▶ _SUPPLIED RECORDS_:
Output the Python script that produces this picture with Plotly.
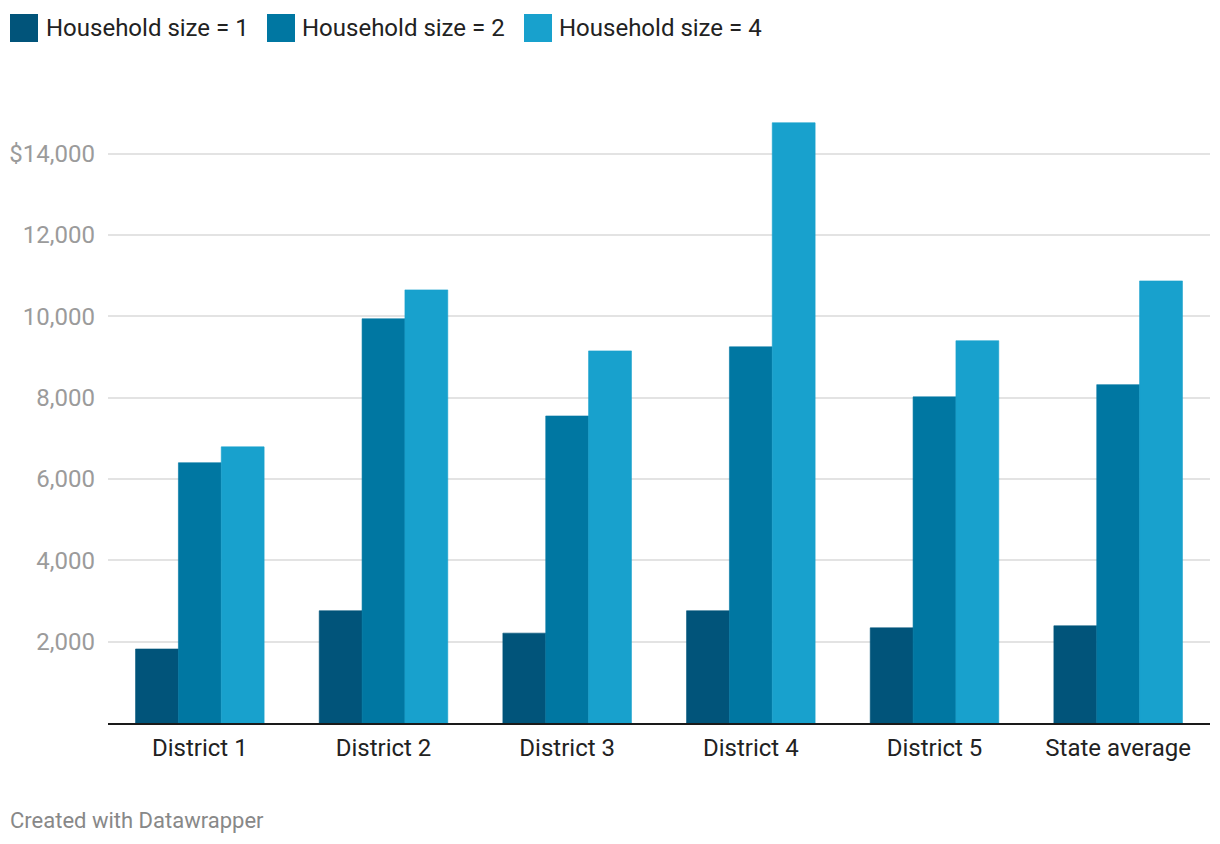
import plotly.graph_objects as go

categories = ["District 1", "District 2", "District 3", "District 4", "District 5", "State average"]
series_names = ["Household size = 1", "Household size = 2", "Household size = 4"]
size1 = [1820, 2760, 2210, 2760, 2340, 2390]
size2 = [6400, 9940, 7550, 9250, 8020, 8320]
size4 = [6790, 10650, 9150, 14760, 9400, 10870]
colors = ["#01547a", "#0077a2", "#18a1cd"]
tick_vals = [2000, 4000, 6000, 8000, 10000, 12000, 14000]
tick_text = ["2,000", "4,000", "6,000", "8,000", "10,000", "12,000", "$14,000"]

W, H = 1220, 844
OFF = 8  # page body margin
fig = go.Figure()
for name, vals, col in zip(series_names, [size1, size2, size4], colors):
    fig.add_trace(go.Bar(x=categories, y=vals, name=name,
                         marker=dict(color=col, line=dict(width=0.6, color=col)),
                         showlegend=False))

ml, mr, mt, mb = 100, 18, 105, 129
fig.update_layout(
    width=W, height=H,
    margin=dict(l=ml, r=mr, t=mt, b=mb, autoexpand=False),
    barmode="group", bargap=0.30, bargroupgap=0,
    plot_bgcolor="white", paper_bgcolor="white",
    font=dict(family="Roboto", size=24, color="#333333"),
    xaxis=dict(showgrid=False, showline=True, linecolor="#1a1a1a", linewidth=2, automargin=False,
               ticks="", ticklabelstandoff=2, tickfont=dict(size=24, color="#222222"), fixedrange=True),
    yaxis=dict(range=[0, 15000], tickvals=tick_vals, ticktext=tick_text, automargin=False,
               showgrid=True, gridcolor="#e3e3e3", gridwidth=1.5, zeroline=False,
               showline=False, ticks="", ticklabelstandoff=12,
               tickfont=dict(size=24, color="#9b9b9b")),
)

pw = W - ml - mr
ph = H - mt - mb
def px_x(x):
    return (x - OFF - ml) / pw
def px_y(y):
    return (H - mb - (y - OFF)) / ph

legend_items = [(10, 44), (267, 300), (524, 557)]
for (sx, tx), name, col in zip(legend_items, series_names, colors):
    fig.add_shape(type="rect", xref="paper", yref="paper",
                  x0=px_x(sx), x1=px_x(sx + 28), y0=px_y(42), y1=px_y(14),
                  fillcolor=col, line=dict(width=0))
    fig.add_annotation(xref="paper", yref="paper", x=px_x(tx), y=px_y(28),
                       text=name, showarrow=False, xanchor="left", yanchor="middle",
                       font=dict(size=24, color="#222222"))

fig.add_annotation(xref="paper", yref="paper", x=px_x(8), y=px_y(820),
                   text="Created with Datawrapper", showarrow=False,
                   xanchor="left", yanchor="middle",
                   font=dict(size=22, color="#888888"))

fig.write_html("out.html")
---
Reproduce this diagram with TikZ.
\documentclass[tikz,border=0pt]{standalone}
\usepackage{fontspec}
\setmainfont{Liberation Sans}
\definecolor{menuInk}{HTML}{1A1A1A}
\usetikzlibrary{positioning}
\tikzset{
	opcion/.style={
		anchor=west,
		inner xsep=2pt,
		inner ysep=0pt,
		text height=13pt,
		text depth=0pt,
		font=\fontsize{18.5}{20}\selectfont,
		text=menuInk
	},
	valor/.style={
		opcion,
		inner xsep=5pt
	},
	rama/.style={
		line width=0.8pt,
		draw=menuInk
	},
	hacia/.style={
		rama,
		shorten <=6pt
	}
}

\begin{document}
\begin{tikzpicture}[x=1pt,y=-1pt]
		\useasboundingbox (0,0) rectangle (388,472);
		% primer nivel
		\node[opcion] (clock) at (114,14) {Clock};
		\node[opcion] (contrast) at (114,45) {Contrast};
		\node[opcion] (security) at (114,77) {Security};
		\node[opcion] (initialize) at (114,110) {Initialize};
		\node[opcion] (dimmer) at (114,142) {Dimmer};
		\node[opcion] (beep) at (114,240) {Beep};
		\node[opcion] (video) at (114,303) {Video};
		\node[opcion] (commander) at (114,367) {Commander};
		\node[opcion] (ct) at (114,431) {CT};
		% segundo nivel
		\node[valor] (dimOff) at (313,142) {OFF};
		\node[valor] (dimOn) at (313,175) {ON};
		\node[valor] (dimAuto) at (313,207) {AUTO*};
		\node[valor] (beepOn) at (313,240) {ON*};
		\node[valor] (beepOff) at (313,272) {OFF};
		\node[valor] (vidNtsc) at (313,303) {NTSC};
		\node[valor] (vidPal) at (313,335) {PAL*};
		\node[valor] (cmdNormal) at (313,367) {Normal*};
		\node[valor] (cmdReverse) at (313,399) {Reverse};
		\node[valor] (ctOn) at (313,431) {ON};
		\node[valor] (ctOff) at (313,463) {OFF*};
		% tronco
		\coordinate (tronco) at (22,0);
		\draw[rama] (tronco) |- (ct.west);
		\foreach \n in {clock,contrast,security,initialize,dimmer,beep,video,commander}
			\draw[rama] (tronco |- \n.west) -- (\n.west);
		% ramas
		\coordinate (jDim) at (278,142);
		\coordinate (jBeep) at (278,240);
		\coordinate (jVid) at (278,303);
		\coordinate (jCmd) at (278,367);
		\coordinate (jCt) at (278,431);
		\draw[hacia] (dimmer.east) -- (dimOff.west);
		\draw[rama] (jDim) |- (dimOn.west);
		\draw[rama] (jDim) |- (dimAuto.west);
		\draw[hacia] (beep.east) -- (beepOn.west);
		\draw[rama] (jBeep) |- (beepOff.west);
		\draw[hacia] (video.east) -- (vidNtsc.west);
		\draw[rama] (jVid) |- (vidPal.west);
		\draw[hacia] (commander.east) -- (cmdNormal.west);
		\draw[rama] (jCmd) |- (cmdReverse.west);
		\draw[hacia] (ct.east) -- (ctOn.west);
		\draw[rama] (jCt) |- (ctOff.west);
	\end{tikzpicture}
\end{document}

▶ _WHAT IS BEING ASKED_:
Give back the exact lines above, running from the one that has "Output the Python" through the one that has "import plotly.graph_objects as go", with nothing added and no pictures.

▶ _THE RESULT_:
Output the Python script that produces this picture with Plotly.
import plotly.graph_objects as go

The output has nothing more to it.